[Start DATA EXTRACT]

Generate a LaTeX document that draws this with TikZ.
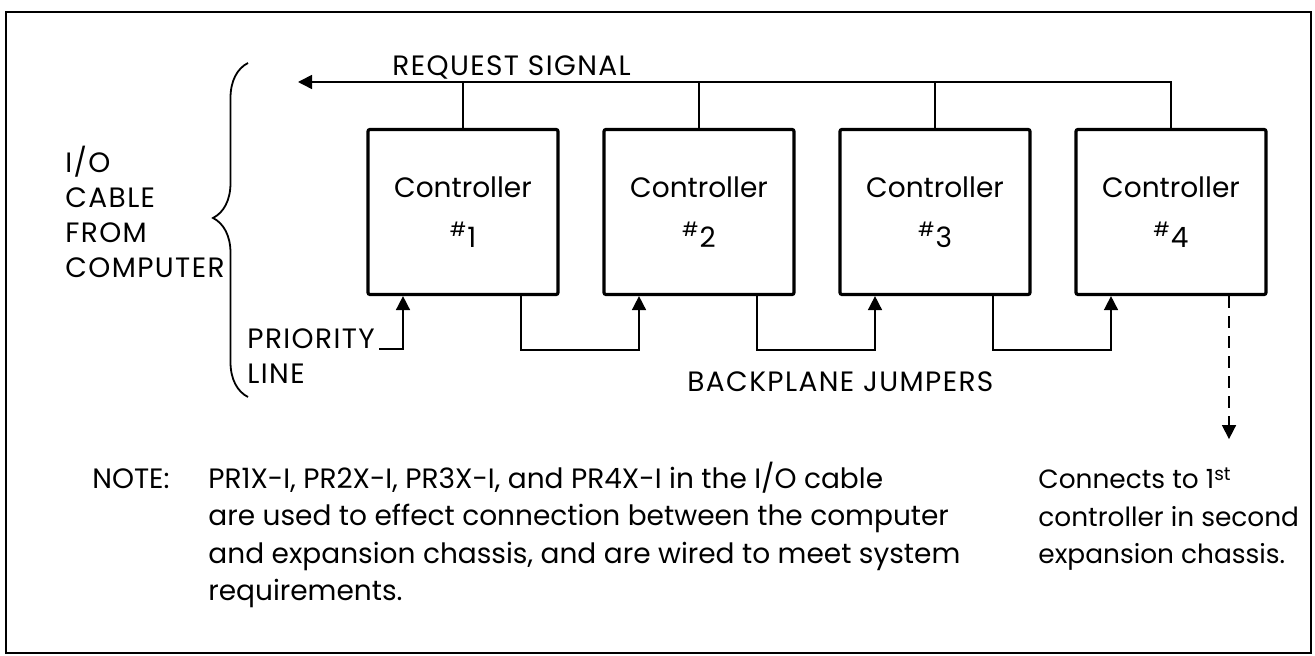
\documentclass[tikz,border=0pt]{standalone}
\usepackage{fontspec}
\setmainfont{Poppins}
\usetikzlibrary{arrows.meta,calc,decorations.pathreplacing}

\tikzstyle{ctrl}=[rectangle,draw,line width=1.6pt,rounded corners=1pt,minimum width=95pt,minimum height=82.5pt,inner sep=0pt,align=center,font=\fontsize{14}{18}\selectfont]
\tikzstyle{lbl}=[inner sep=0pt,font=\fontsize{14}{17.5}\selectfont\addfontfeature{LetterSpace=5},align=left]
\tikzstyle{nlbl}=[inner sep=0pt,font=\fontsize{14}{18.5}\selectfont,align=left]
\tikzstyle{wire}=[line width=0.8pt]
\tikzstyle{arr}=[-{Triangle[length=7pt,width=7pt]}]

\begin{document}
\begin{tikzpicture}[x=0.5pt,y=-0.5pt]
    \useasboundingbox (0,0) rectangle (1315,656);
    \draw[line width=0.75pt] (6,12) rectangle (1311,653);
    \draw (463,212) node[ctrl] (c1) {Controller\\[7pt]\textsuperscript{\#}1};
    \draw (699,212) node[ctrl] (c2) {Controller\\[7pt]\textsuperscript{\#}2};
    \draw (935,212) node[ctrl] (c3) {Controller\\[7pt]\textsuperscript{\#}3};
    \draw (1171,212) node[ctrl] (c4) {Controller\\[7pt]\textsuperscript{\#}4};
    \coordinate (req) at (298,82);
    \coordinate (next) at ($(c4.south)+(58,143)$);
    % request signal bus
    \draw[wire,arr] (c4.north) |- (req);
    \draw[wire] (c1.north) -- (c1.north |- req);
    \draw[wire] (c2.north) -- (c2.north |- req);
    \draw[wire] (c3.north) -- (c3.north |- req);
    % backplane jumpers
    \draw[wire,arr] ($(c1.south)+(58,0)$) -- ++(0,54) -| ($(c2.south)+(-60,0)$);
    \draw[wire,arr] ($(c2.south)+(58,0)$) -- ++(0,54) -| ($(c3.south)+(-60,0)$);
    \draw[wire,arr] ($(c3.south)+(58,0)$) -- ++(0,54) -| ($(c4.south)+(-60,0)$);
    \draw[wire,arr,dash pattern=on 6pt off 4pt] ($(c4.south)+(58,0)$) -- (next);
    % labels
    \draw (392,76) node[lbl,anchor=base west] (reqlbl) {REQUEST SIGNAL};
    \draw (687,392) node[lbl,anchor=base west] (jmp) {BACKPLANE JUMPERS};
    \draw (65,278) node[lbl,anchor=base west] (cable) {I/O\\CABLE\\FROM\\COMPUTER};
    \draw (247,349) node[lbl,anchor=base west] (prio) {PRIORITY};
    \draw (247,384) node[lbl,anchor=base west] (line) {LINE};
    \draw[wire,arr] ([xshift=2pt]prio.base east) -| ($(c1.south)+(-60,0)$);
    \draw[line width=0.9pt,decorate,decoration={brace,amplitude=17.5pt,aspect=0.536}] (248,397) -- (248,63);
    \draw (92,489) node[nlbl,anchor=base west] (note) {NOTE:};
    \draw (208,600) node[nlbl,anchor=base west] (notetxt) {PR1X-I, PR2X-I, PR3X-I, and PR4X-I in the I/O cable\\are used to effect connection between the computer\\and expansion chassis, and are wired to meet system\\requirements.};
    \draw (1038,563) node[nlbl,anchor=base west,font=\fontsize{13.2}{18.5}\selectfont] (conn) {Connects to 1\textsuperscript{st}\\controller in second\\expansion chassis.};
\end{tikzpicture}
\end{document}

[End DATA EXTRACT]
[Start DATA EXTRACT]

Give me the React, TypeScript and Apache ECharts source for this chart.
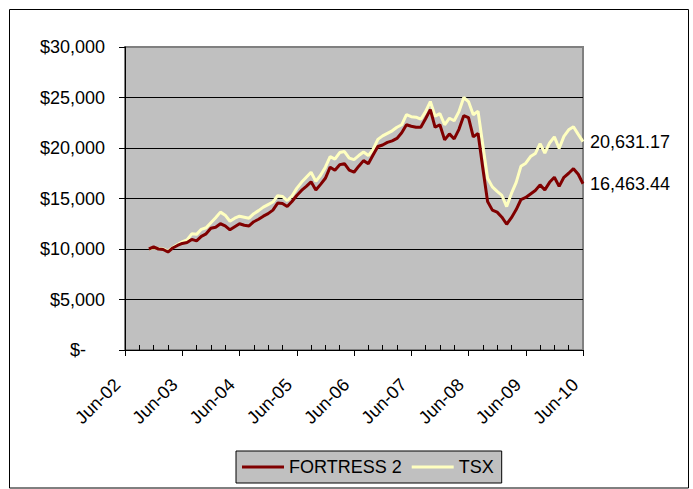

[End DATA EXTRACT]

> _WHAT IS REQUIRED_: Identify and extract each line of the listing that contains "this".

> _PROBLEM SOLUTION_:
Generate a LaTeX document that draws this with TikZ.
Give me the React, TypeScript and Apache ECharts source for this chart.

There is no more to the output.